The backend already knows how to mitigate this problem running the "execution dependency fix" pass.

Example:

define void @foo(<4 x float>* %dst, <4 x float> %InVec, <4 x i32> %Mask1, <4 x i32> %Mask2) {
  %xor = xor <4 x i32> %Mask1, %Mask2
  %0 = bitcast <4 x float>* %dst to i8*
  tail call void @llvm.x86.avx.maskstore.ps(i8* %0, <4 x i32> %xor, <4 x float> %InVec)
  ret void
}

In this example, ISel would select a VPXORrr for the 'xor' operation.
Before code emission, we end up with the sequence:

%XMM1<def> = VPXORrr %XMM1<kill>, %XMM2<kill>
VMASKMOVPSrm %RDI<kill>, 1, noreg, 0, %noreg, %XMM1<kill>, %XMM0<kill>

After 'exedep-fix' we have:

%XMM1<def> = VXORPSrr %XMM1<kill>, %XMM2<kill>
VMASKMOVPSrm %RDI<kill>, 1, noreg, 0, %noreg, %XMM1<kill>, %XMM0<kill>

As a developer, it comes more natural to think about the mask as a vector of integers rather than floats. For example, we may want to manipulate the mask with logical operators before passing it in input to (V)MASKMOV* instructions. Having to pass it as a float simply forces to insert an explicitly (no-op) cast.
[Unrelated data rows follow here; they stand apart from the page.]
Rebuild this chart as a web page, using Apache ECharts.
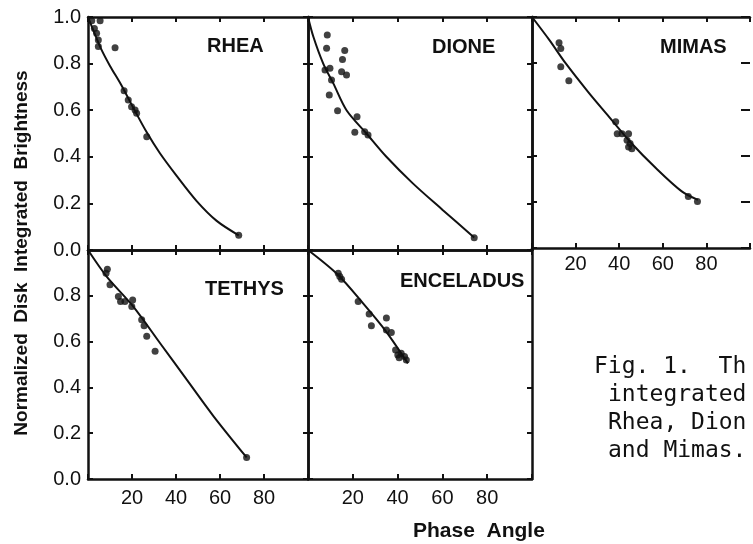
<!DOCTYPE html>
<html>
<head>
<meta charset="utf-8">
<script src="https://cdn.jsdelivr.net/npm/echarts@6/dist/echarts.min.js"></script>
<style>
  html, body { margin: 0; padding: 0; background: #fff; }
  #chart { width: 753px; height: 544px; }
</style>
</head>
<body>
<div id="chart"></div>
<script>
// Phase angle (deg) vs normalized disk-integrated brightness for five satellites.
const panelNames = ['RHEA', 'DIONE', 'MIMAS', 'TETHYS', 'ENCELADUS'];
const xTickLabels = ['20', '40', '60', '80'];
const yTickLabels = ['0.0', '0.2', '0.4', '0.6', '0.8', '1.0'];
const xAxisTitle = 'Phase  Angle';
const yAxisTitle = 'Normalized  Disk  Integrated  Brightness';
const captionLines = ['Fig. 1.  Th', 'integrated', 'Rhea, Dion', 'and Mimas.'];

// fitted phase curves: [phase angle, brightness]
const rheaCurve = [[0, 1.0], [3, 0.93], [6, 0.862], [10, 0.79], [15, 0.71], [20.6, 0.61], [26.7, 0.505], [32.7, 0.415], [40.3, 0.318], [49.4, 0.21], [58.5, 0.125], [68.5, 0.063]];
const dioneCurve = [[0, 1.0], [2.4, 0.915], [6.8, 0.8], [11.3, 0.715], [17.2, 0.6], [26.1, 0.5], [35, 0.4], [46.8, 0.286], [60.1, 0.172], [72, 0.072], [74.2, 0.054]];
const mimasCurve = [[0, 1.0], [8, 0.9], [15.4, 0.8], [25.8, 0.675], [34.7, 0.575], [45, 0.46], [56.9, 0.345], [68.7, 0.245], [76.1, 0.208]];
const tethysCurve = [[0, 1.0], [8.5, 0.884], [20.6, 0.753], [32.7, 0.594], [44.8, 0.435], [57, 0.275], [72.1, 0.094]];
const enceladusCurve = [[0, 1.0], [13, 0.895], [24.6, 0.767], [34.8, 0.645], [44.6, 0.505]];

// observations: [phase angle, brightness]
const rheaDots = [[1.7, 0.984], [5.5, 0.984], [2.9, 0.951], [3.9, 0.93], [4.7, 0.901], [4.7, 0.873], [12.3, 0.868], [16.4, 0.684], [18.3, 0.644], [19.8, 0.615], [21.4, 0.601], [22.1, 0.587], [26.7, 0.486], [68.5, 0.063]];
const dioneDots = [[8.6, 0.923], [8.3, 0.866], [16.4, 0.856], [15.4, 0.818], [7.6, 0.773], [9.8, 0.78], [15, 0.765], [17.2, 0.751], [10.5, 0.73], [9.5, 0.665], [13.2, 0.598], [21.9, 0.572], [20.9, 0.505], [25.3, 0.508], [26.8, 0.494], [74.2, 0.053]];
const mimasDots = [[12.4, 0.888], [13.2, 0.864], [13.2, 0.785], [16.9, 0.724], [38.4, 0.546], [39.1, 0.495], [41.3, 0.495], [44.3, 0.495], [43.6, 0.466], [45, 0.452], [44.3, 0.437], [45.8, 0.43], [71.7, 0.223], [75.9, 0.201]];
const tethysDots = [[8.8, 0.916], [8.2, 0.898], [10, 0.848], [13.8, 0.797], [14.8, 0.775], [16.8, 0.775], [20.3, 0.782], [19.9, 0.753], [24.4, 0.695], [25.5, 0.669], [26.7, 0.623], [30.5, 0.558], [72.1, 0.094]];
const enceladusDots = [[13.5, 0.898], [14.2, 0.884], [15, 0.872], [22.4, 0.775], [27.3, 0.721], [28.3, 0.669], [35, 0.703], [35, 0.651], [37.2, 0.64], [39.1, 0.563], [40.1, 0.541], [41.6, 0.549], [43.1, 0.535], [43.9, 0.52], [40.7, 0.529]];

const curves = [rheaCurve, dioneCurve, mimasCurve, tethysCurve, enceladusCurve];
const dots = [rheaDots, dioneDots, mimasDots, tethysDots, enceladusDots];

// panel frames in pixels; the MIMAS frame runs past the right edge of the page
const panels = [
  { left: 88, top: 17, width: 220, height: 233, xLabels: false, yLabels: 'all', xMargin: 6, rightLine: true, name: [207, 47] },
  { left: 308, top: 17, width: 224, height: 233, xLabels: false, yLabels: 'none', xMargin: 6, rightLine: true, name: [432, 48] },
  { left: 532, top: 17, width: 224, height: 231, xLabels: true, yLabels: 'none', xMargin: 6, rightLine: false, name: [660, 48] },
  { left: 88, top: 250, width: 220, height: 229, xLabels: true, yLabels: 'noTop', xMargin: 9, rightLine: true, name: [205, 290] },
  { left: 308, top: 250, width: 224, height: 229, xLabels: true, yLabels: 'none', xMargin: 9, rightLine: true, name: [400, 282] }
];

const ink = '#111';
const font = 'Liberation Sans, Arial, sans-serif';

const grid = [], xAxis = [], yAxis = [], series = [], graphic = [];

function tickStyle(len) {
  return { show: true, inside: true, length: len || 5, lineStyle: { color: ink, width: 2 } };
}

panels.forEach((p, i) => {
  grid.push({ left: p.left, top: p.top, width: p.width, height: p.height, containLabel: false });
  const xLab = {
    show: p.xLabels,
    margin: p.xMargin,
    color: ink,
    fontFamily: font,
    fontSize: 20,
    formatter: v => { const k = xTickLabels.indexOf(String(v)); return k >= 0 ? xTickLabels[k] : ''; }
  };
  const yLab = {
    show: p.yLabels !== 'none',
    margin: 7,
    color: ink,
    fontFamily: font,
    fontSize: 20,
    formatter: v => {
      const idx = Math.round(v * 5);
      if (p.yLabels === 'noTop' && idx === 5) return '';
      return yTickLabels[idx] || '';
    }
  };
  const axLine = { show: true, onZero: false, lineStyle: { color: ink, width: 2.5 } };
  xAxis.push({ type: 'value', gridIndex: i, position: 'bottom', min: 0, max: 100, interval: 20,
    axisLine: axLine, axisTick: tickStyle(), axisLabel: xLab, splitLine: { show: false } });
  xAxis.push({ type: 'value', gridIndex: i, position: 'top', min: 0, max: 100, interval: 20,
    axisLine: axLine, axisTick: tickStyle(), axisLabel: { show: false }, splitLine: { show: false } });
  yAxis.push({ type: 'value', gridIndex: i, position: 'left', min: 0, max: 1, interval: 0.2,
    axisLine: axLine, axisTick: tickStyle(), axisLabel: yLab, splitLine: { show: false } });
  yAxis.push({ type: 'value', gridIndex: i, position: 'right', min: 0, max: 1, interval: 0.2,
    axisLine: Object.assign({}, axLine, { show: p.rightLine }),
    axisTick: tickStyle(p.rightLine ? 5 : 9), axisLabel: { show: false }, splitLine: { show: false } });

  series.push({
    type: 'line', xAxisIndex: 2 * i, yAxisIndex: 2 * i, data: curves[i], smooth: 0.3,
    showSymbol: false, lineStyle: { color: ink, width: 2 }, silent: true, animation: false
  });
  series.push({
    type: 'scatter', xAxisIndex: 2 * i, yAxisIndex: 2 * i, data: dots[i], symbolSize: 7,
    itemStyle: { color: ink }, silent: true, animation: false
  });

  graphic.push({
    type: 'text', left: p.name[0], top: p.name[1] - 11,
    style: { text: panelNames[i], fill: ink, font: '600 20px ' + font }
  });
});

graphic.push({
  type: 'text', left: 413, top: 521,
  style: { text: xAxisTitle, fill: ink, font: 'bold 21px ' + font }
});
graphic.push({
  type: 'text', x: 22, y: 253, rotation: Math.PI / 2,
  style: { text: yAxisTitle, fill: ink, font: 'bold 19px ' + font, align: 'center', verticalAlign: 'middle' }
});
captionLines.forEach((line, k) => {
  graphic.push({
    type: 'text', x: k === 0 ? 594 : 608, y: 367 + k * 28,
    style: { text: line, fill: ink, font: '23px DejaVu Sans Mono, monospace', verticalAlign: 'middle' }
  });
});

const chart = echarts.init(document.getElementById('chart'), null, { renderer: 'canvas' });
chart.setOption({ animation: false, backgroundColor: '#fff', grid, xAxis, yAxis, series, graphic });
</script>
</body>
</html>
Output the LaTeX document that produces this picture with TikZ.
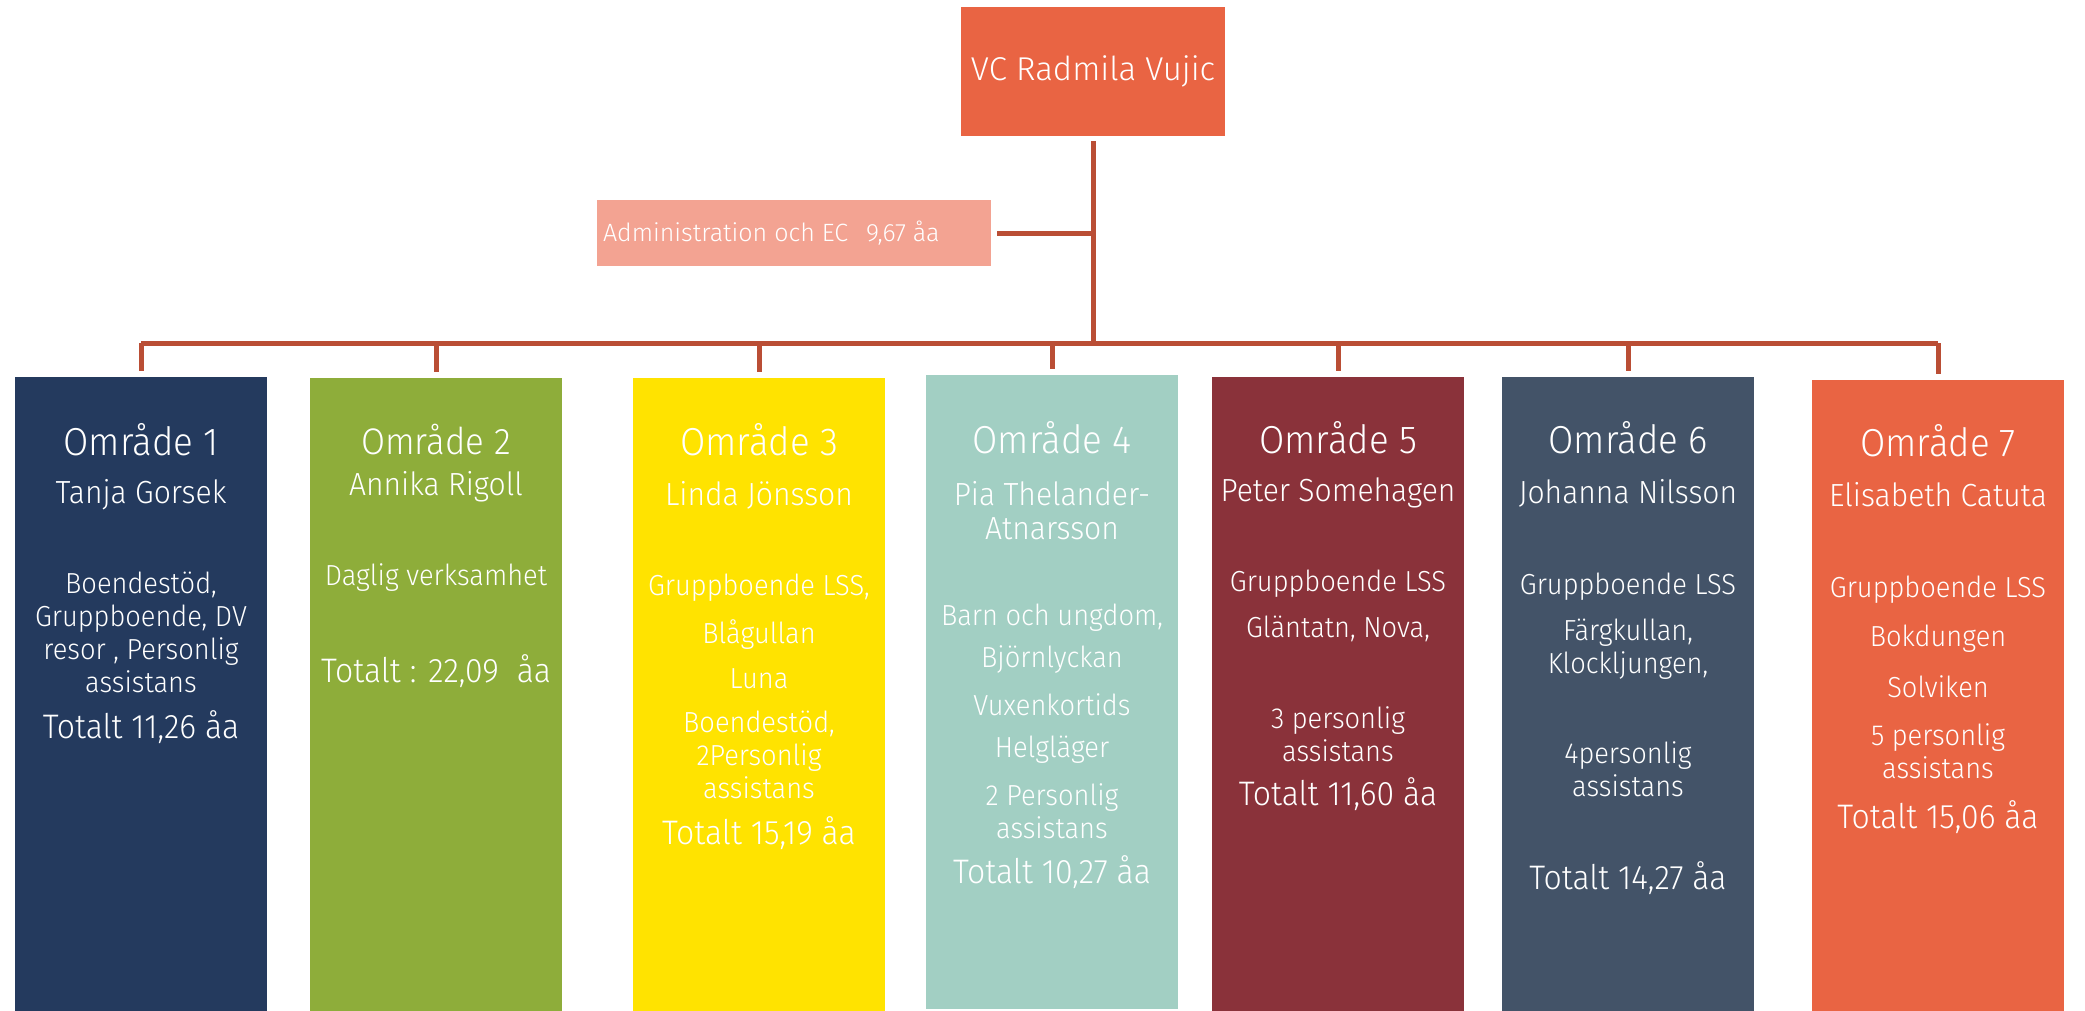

That said, I don't know how much we care about being consistent with gcc. Gcc defines those builtins differently than us (i.e. always as vector int/long values). This "problem" was found internally when testing the codegen of intrinsic calls. We spotted this discrepancy and that's the main reason why I uploaded this patch.
At the very least I suggest that we fix our intrinsic definitions in avxintrin.h just to be consistent with what the Intel documentation says.

What do you think?

mkuper edited edge metadata.

I don't really have a strong opinion on this.

I definitely agree that we should fix the definitions in avxintrin.h, though, regardless of the way the internals work.

Thanks for the detailed explanation, LGTM

bruno accepted this revision.Oct 19 2015, 6:17 AM
bruno edited edge metadata.

LGTM

This revision is now accepted and ready to land.Oct 19 2015, 6:17 AM
This revision was automatically updated to reflect the committed changes.